*Written instruction*: Your task is to give the listing below back word for word, pictures excluded.

*Dataset section*:

╭──

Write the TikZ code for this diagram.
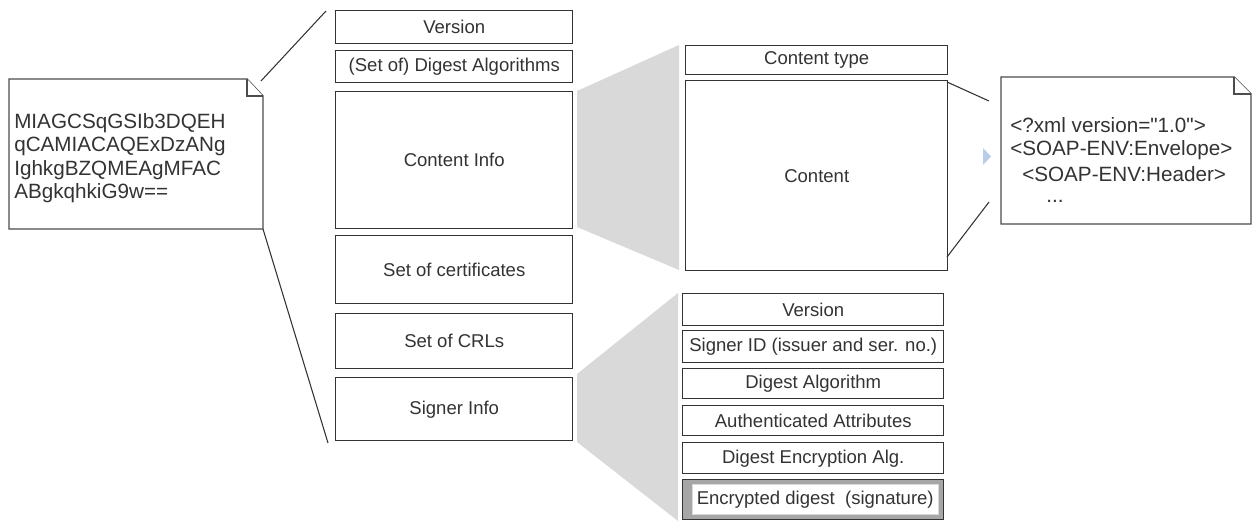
\documentclass[tikz,border=0pt]{standalone}
\usepackage{fontspec}
\setmainfont{Liberation Sans}
\newfontfamily\plainsans{Liberation Sans}
\begin{document}
\definecolor{ln}{HTML}{333333}
\definecolor{wedge}{HTML}{D9D9D9}
\definecolor{tri}{HTML}{B9CDEB}
\begin{tikzpicture}[x=0.75pt,y=-0.75pt,
  box/.style={draw=ln, line width=1.1pt, fill=white, inner sep=0pt, anchor=north west,
    text=ln, font=\fontsize{13.9}{16}\selectfont},
  conn/.style={draw=ln, line width=0.8pt},
  notebody/.style={draw=black!70, line width=1.1pt, fill=white, line join=miter},
  notetext/.style={inner sep=0pt, align=left, anchor=west, text=ln,
    font=\fontsize{15.5}{17.6}\selectfont},
  xmltext/.style={inner sep=0pt, anchor=west, text=ln, font=\plainsans\fontsize{15.5}{17.6}\selectfont}]
\useasboundingbox (0,0) rectangle (1253,521);

% grey wedges
\fill[wedge] (577,91) -- (679,45) -- (679,270) -- (577,227) -- cycle;
\fill[wedge] (577,374) -- (678,293) -- (678,521) -- (577,442) -- cycle;

% left note
\draw[notebody] (9,79) -- (247,79) -- (263,96) -- (263,229) -- (9,229) -- cycle;
\draw[notebody] (247,79) -- (247,96) -- (263,96);
\node[notetext] (b64) at (14,158) {MIAGCSqGSIb3DQEH\\qCAMIACAQExDzANg\\IghkgBZQMEAgMFAC\\ABgkqhkiG9w==};

% main stack
\node[box, minimum width={237*0.75pt}, minimum height={33*0.75pt}] (ver) at (335,10) {Version};
\node[box, minimum width={237*0.75pt}, minimum height={32*0.75pt}] (dig) at (335,50) {(Set of) Digest Algorithms};
\node[box, minimum width={237*0.75pt}, minimum height={137*0.75pt}] (ci) at (335,91) {Content Info};
\node[box, minimum width={237*0.75pt}, minimum height={68*0.75pt}] (cert) at (335,235) {Set of certificates};
\node[box, minimum width={237*0.75pt}, minimum height={55*0.75pt}] (crl) at (335,313) {Set of CRLs};
\node[box, minimum width={237*0.75pt}, minimum height={63*0.75pt}] (si) at (335,377) {Signer Info};

% content info detail
\node[box, minimum width={262*0.75pt}, minimum height={29*0.75pt}] (ctype) at (685,45) {Content type};
\node[box, minimum width={262*0.75pt}, minimum height={190*0.75pt}] (cont) at (685,80) {Content};

% signer info detail
\node[box, minimum width={261*0.75pt}, minimum height={32*0.75pt}] (sver) at (682,293) {Version};
\node[box, minimum width={261*0.75pt}, minimum height={32*0.75pt}] (sid) at (682,330) {Signer ID (issuer and ser. no.)};
\node[box, minimum width={261*0.75pt}, minimum height={30*0.75pt}] (sdig) at (682,368) {Digest Algorithm};
\node[box, minimum width={261*0.75pt}, minimum height={30*0.75pt}] (sauth) at (682,405) {Authenticated Attributes};
\node[box, minimum width={261*0.75pt}, minimum height={31*0.75pt}] (senc) at (682,442) {Digest Encryption Alg.};
\node[box, fill=black!35, draw=black!80, minimum width={261*0.75pt}, minimum height={40*0.75pt}] (ed) at (682,479) {};
\node[inner sep=0pt, fill=white, draw=black!15, line width=0.4pt, text=ln,
  font=\fontsize{13.9}{16}\selectfont, minimum width={246*0.75pt}, minimum height={30*0.75pt}]
  (edt) at ([xshift=1.5pt]ed.center) {Encrypted digest\ \ (signature)};

% XML note
\draw[notebody] (1001,77) -- (1234,77) -- (1251,94) -- (1251,224) -- (1001,224) -- cycle;
\draw[notebody] (1234,77) -- (1234,94) -- (1251,94);
\node[xmltext] (x1) at (1010,125) {<?xml version="1.0">};
\node[xmltext] (x2) at (1010,150) {<SOAP-ENV:Envelope>};
\node[xmltext] (x3) at (1022,174) {<SOAP-ENV:Header>};
\node[xmltext] (x4) at (1046,201) {...};

% small blue marker
\fill[tri] (983,148) -- (991,156.5) -- (983,165) -- cycle;

% connectors
\coordinate (nTop) at (261,81);
\coordinate (nBot) at (263,229);
\coordinate (vTop) at (326,11);
\coordinate (sBot) at (328,443);
\draw[conn] (nTop) -- (vTop);
\draw[conn] (nBot) -- (sBot);
\coordinate (c1) at (947,82);
\coordinate (c2) at (947,257);
\coordinate (xa) at (989,101);
\coordinate (xb) at (989,202);
\draw[conn] (c1) -- (xa);
\draw[conn] (c2) -- (xb);
\end{tikzpicture}
\end{document}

╰──

*Exercise output*:
Write the TikZ code for this diagram.
\documentclass[tikz,border=0pt]{standalone}
\usepackage{fontspec}
\setmainfont{Liberation Sans}
\newfontfamily\plainsans{Liberation Sans}
\begin{document}
\definecolor{ln}{HTML}{333333}
\definecolor{wedge}{HTML}{D9D9D9}
\definecolor{tri}{HTML}{B9CDEB}
\begin{tikzpicture}[x=0.75pt,y=-0.75pt,
  box/.style={draw=ln, line width=1.1pt, fill=white, inner sep=0pt, anchor=north west,
    text=ln, font=\fontsize{13.9}{16}\selectfont},
  conn/.style={draw=ln, line width=0.8pt},
  notebody/.style={draw=black!70, line width=1.1pt, fill=white, line join=miter},
  notetext/.style={inner sep=0pt, align=left, anchor=west, text=ln,
    font=\fontsize{15.5}{17.6}\selectfont},
  xmltext/.style={inner sep=0pt, anchor=west, text=ln, font=\plainsans\fontsize{15.5}{17.6}\selectfont}]
\useasboundingbox (0,0) rectangle (1253,521);

% grey wedges
\fill[wedge] (577,91) -- (679,45) -- (679,270) -- (577,227) -- cycle;
\fill[wedge] (577,374) -- (678,293) -- (678,521) -- (577,442) -- cycle;

% left note
\draw[notebody] (9,79) -- (247,79) -- (263,96) -- (263,229) -- (9,229) -- cycle;
\draw[notebody] (247,79) -- (247,96) -- (263,96);
\node[notetext] (b64) at (14,158) {MIAGCSqGSIb3DQEH\\qCAMIACAQExDzANg\\IghkgBZQMEAgMFAC\\ABgkqhkiG9w==};

% main stack
\node[box, minimum width={237*0.75pt}, minimum height={33*0.75pt}] (ver) at (335,10) {Version};
\node[box, minimum width={237*0.75pt}, minimum height={32*0.75pt}] (dig) at (335,50) {(Set of) Digest Algorithms};
\node[box, minimum width={237*0.75pt}, minimum height={137*0.75pt}] (ci) at (335,91) {Content Info};
\node[box, minimum width={237*0.75pt}, minimum height={68*0.75pt}] (cert) at (335,235) {Set of certificates};
\node[box, minimum width={237*0.75pt}, minimum height={55*0.75pt}] (crl) at (335,313) {Set of CRLs};
\node[box, minimum width={237*0.75pt}, minimum height={63*0.75pt}] (si) at (335,377) {Signer Info};

% content info detail
\node[box, minimum width={262*0.75pt}, minimum height={29*0.75pt}] (ctype) at (685,45) {Content type};
\node[box, minimum width={262*0.75pt}, minimum height={190*0.75pt}] (cont) at (685,80) {Content};

% signer info detail
\node[box, minimum width={261*0.75pt}, minimum height={32*0.75pt}] (sver) at (682,293) {Version};
\node[box, minimum width={261*0.75pt}, minimum height={32*0.75pt}] (sid) at (682,330) {Signer ID (issuer and ser. no.)};
\node[box, minimum width={261*0.75pt}, minimum height={30*0.75pt}] (sdig) at (682,368) {Digest Algorithm};
\node[box, minimum width={261*0.75pt}, minimum height={30*0.75pt}] (sauth) at (682,405) {Authenticated Attributes};
\node[box, minimum width={261*0.75pt}, minimum height={31*0.75pt}] (senc) at (682,442) {Digest Encryption Alg.};
\node[box, fill=black!35, draw=black!80, minimum width={261*0.75pt}, minimum height={40*0.75pt}] (ed) at (682,479) {};
\node[inner sep=0pt, fill=white, draw=black!15, line width=0.4pt, text=ln,
  font=\fontsize{13.9}{16}\selectfont, minimum width={246*0.75pt}, minimum height={30*0.75pt}]
  (edt) at ([xshift=1.5pt]ed.center) {Encrypted digest\ \ (signature)};

% XML note
\draw[notebody] (1001,77) -- (1234,77) -- (1251,94) -- (1251,224) -- (1001,224) -- cycle;
\draw[notebody] (1234,77) -- (1234,94) -- (1251,94);
\node[xmltext] (x1) at (1010,125) {<?xml version="1.0">};
\node[xmltext] (x2) at (1010,150) {<SOAP-ENV:Envelope>};
\node[xmltext] (x3) at (1022,174) {<SOAP-ENV:Header>};
\node[xmltext] (x4) at (1046,201) {...};

% small blue marker
\fill[tri] (983,148) -- (991,156.5) -- (983,165) -- cycle;

% connectors
\coordinate (nTop) at (261,81);
\coordinate (nBot) at (263,229);
\coordinate (vTop) at (326,11);
\coordinate (sBot) at (328,443);
\draw[conn] (nTop) -- (vTop);
\draw[conn] (nBot) -- (sBot);
\coordinate (c1) at (947,82);
\coordinate (c2) at (947,257);
\coordinate (xa) at (989,101);
\coordinate (xb) at (989,202);
\draw[conn] (c1) -- (xa);
\draw[conn] (c2) -- (xb);
\end{tikzpicture}
\end{document}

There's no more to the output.